Windows 10 presents an interesting challenge to upgraders for a number of reasons. Looking just at Start, yes it has a Start menu, but it’s different from the version in Windows 7, and quite a bit different from the Start screen in Windows 8.1 as well. Fortunately, Windows 10 Start is quite customizable. Here’s what you can do to make the Start experience more comfortable for you.
As you may know, Microsoft has provided a Start menu in its desktop OS since Windows 95 in 1995. In Windows 7, the Start menu wasn’t changed dramatically from previous versions, as Microsoft had instead added program launching capabilities in the taskbar.
Windows 8, of course, was a big change. In that and the subsequent 8.1 release, Microsoft substituted a full-screen Start experience—the Start screen—for the previous menus. This was confusing for users—and unwanted by many, especially those who worked primarily with desktop applications—and led to a flourishing cottage industry for Start screen replacements like Stardock’s Start8. But Microsoft did at least help matters somewhat by letting users boot directly into the desktop in Windows 8.1.

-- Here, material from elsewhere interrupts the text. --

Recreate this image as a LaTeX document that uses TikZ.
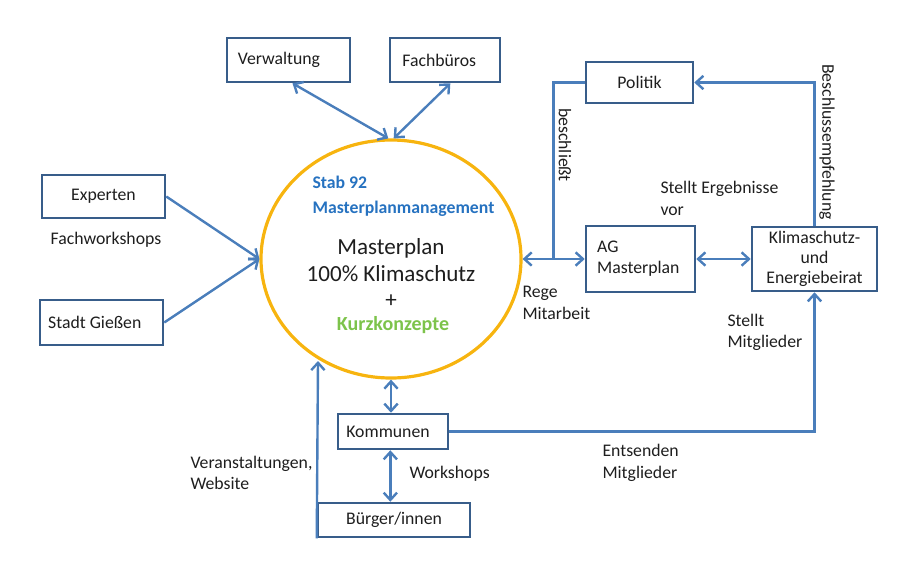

In Windows 10, Microsoft is offering a hybrid approach to Start. On PCs with an attached keyboard, you will boot into the familiar desktop environment and Start will display as a menu, as with pre-Windows 8 versions of Windows. However, that menu will include elements from the Windows 8.1 Start screen, including live tiles that can provide “at a glance” updates from the underlying apps.
If you’re using a touch-based Windows 10 device—a mini-tablet perhaps, or a full-sized tablet or 2-in-1 without a keyboard—Windows 10 will instead display Start as a full-screen experience, much like the Start screen in Windows 8.1.

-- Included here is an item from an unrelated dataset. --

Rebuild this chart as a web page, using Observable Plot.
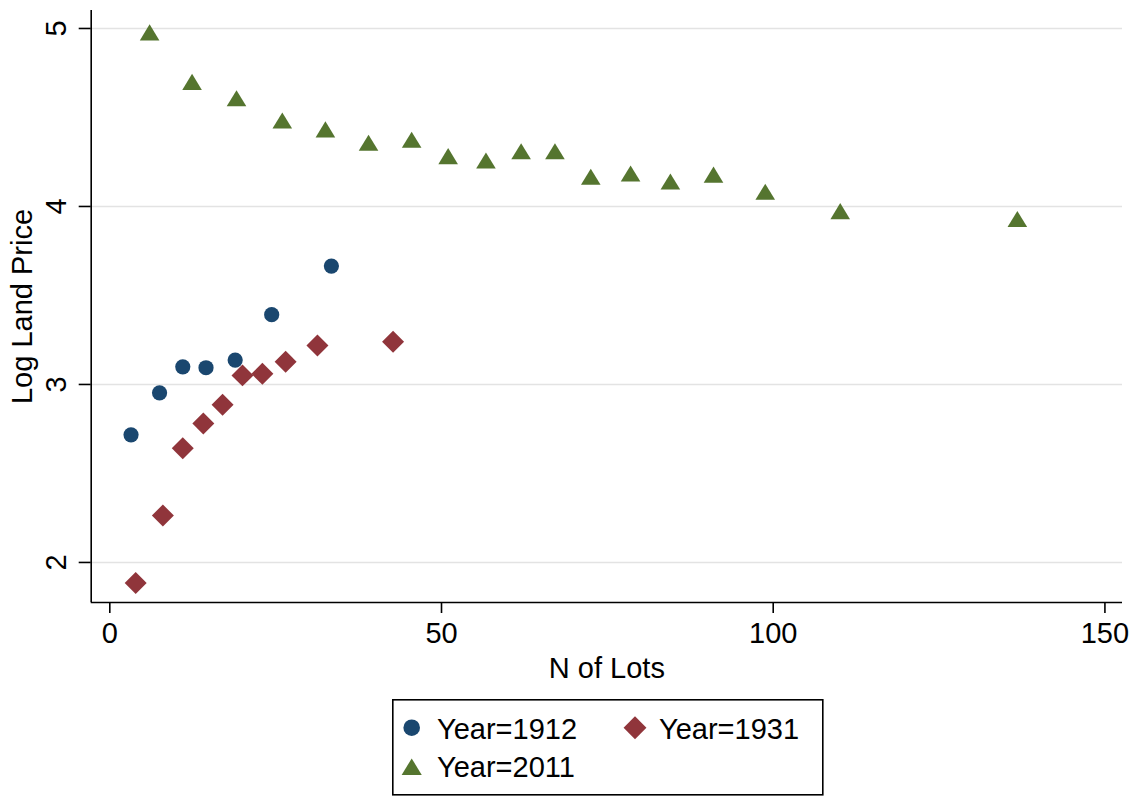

If you’re upgrading from Windows 7 or 8.1 on a traditional, non-touch PC in particular, and in many other cases as well, the default Windows 10 Start experience may not be ideal for your needs. So here are a few things you should know.
Windows 8.1 fan? Run it full-screen. If you used Windows 8.1 and became familiar with the full-screen Start screen, you can configure Start to always run full-screen. To do so, open Settings (WINKEY + I), Personalization, Start and enable the option “Use full-screen Start when in the desktop.” It’s a bit different than Windows 8.1, of course, and All Apps is now available on the left of the screen, under the Menu (“≡”) button, and not at the bottom.

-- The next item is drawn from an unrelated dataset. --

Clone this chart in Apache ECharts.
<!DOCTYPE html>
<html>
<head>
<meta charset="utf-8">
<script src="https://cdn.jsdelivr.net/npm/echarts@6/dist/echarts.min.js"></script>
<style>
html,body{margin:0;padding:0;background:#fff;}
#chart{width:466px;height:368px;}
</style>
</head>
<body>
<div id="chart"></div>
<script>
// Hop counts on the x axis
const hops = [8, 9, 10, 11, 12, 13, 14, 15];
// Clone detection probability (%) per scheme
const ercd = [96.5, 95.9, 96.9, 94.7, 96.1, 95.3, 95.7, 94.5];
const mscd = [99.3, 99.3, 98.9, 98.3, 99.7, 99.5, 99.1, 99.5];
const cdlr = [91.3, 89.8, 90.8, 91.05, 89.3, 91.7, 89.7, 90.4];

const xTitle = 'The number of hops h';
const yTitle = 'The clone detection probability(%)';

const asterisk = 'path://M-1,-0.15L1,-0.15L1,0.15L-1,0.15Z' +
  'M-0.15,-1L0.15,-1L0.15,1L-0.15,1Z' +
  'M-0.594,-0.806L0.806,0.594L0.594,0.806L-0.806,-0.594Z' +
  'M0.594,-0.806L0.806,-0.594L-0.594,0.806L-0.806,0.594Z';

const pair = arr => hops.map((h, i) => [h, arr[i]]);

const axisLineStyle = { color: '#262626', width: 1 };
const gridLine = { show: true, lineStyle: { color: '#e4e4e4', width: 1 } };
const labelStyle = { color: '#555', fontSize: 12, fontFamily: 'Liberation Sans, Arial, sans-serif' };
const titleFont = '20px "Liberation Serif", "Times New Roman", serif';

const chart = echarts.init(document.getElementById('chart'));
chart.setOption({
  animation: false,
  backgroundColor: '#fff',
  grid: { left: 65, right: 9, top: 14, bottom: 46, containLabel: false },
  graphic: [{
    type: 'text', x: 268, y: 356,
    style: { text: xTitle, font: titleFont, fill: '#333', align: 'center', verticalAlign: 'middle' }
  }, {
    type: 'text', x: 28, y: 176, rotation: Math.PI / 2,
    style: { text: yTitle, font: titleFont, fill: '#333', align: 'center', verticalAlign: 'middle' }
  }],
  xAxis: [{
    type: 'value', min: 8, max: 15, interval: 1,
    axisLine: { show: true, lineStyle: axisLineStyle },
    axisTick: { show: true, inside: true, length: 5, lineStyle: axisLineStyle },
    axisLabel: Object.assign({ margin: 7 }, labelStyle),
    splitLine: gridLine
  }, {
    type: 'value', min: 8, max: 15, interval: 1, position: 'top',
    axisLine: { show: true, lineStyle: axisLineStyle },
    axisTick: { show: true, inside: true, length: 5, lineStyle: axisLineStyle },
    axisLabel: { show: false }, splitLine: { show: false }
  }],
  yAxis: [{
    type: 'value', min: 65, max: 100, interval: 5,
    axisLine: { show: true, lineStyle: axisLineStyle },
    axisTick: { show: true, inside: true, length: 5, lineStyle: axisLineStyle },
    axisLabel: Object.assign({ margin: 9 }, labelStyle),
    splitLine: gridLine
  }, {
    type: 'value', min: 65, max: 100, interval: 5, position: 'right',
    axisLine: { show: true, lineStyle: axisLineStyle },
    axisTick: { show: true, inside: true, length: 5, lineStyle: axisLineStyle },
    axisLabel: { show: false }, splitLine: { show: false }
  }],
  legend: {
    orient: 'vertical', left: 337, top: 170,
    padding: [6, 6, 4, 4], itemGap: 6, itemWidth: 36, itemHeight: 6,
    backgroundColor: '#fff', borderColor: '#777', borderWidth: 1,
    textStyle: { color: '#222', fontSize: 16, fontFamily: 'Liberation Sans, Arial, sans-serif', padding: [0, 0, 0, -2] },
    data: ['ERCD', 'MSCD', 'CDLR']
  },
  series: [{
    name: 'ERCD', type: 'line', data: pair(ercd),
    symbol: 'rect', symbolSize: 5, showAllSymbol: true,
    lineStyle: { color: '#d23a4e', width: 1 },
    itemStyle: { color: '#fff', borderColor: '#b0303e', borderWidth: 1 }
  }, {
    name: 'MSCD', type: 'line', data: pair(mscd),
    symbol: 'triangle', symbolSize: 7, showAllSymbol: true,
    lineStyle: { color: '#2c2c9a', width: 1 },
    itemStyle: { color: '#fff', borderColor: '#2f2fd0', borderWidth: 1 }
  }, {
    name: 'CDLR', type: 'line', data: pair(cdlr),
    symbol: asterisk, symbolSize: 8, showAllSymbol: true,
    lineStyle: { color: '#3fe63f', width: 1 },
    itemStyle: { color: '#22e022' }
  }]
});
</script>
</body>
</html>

Windows 7 fan? Try this. While you can’t really enable the same two column layout found in the Windows 7 Start menu, you can at least get rid of all those tiles you’re never going to glance at, resize the Start menu, and make it more efficient. (Just pin apps you use all the time to the taskbar.) It takes a while, but when you’re done, it can look like this. (You can also use the “Customize List” option to add items like Documents and Downloads to the list at the bottom of the Start menu.)
Serious Windows 7 fan? Then try this instead. If you really can’t live without the Windows 7 Start menu, consider Stardock’s Start10 utility. It costs just $5 and will give you back a nearly identical Start menu.
Don’t forget the Power User menu. As with Windows 8.x, Windows 10 has a secret Power User menu that includes many of the tasks you used to access from the Windows 7 Start menu. To access this menu, type WINKEY + X or right-click on the Start button.
Cortana replaced Start Search, but it’s OK. The Start Search feature from Windows 7 and 8.1 is still available in Windows 10, and it works exactly the same way: just access Start and start typing. In Windows 10, this feature is called Cortana—and it can do much more, and be controlled by voice—but don’t be confused. It works like Start Search did too. (And WINKEY + R still works if you just need the Run dialog.)
Make the Start menu prettier. If you navigate to Settings (WINKEY + I), Personalization, Colors, you can choose a color for Start (and taskbar and Action Center) and configure transparency. And if you’re using a rotating desktop background, you can have this color—called the accent color—change to match that wallpaper automatically.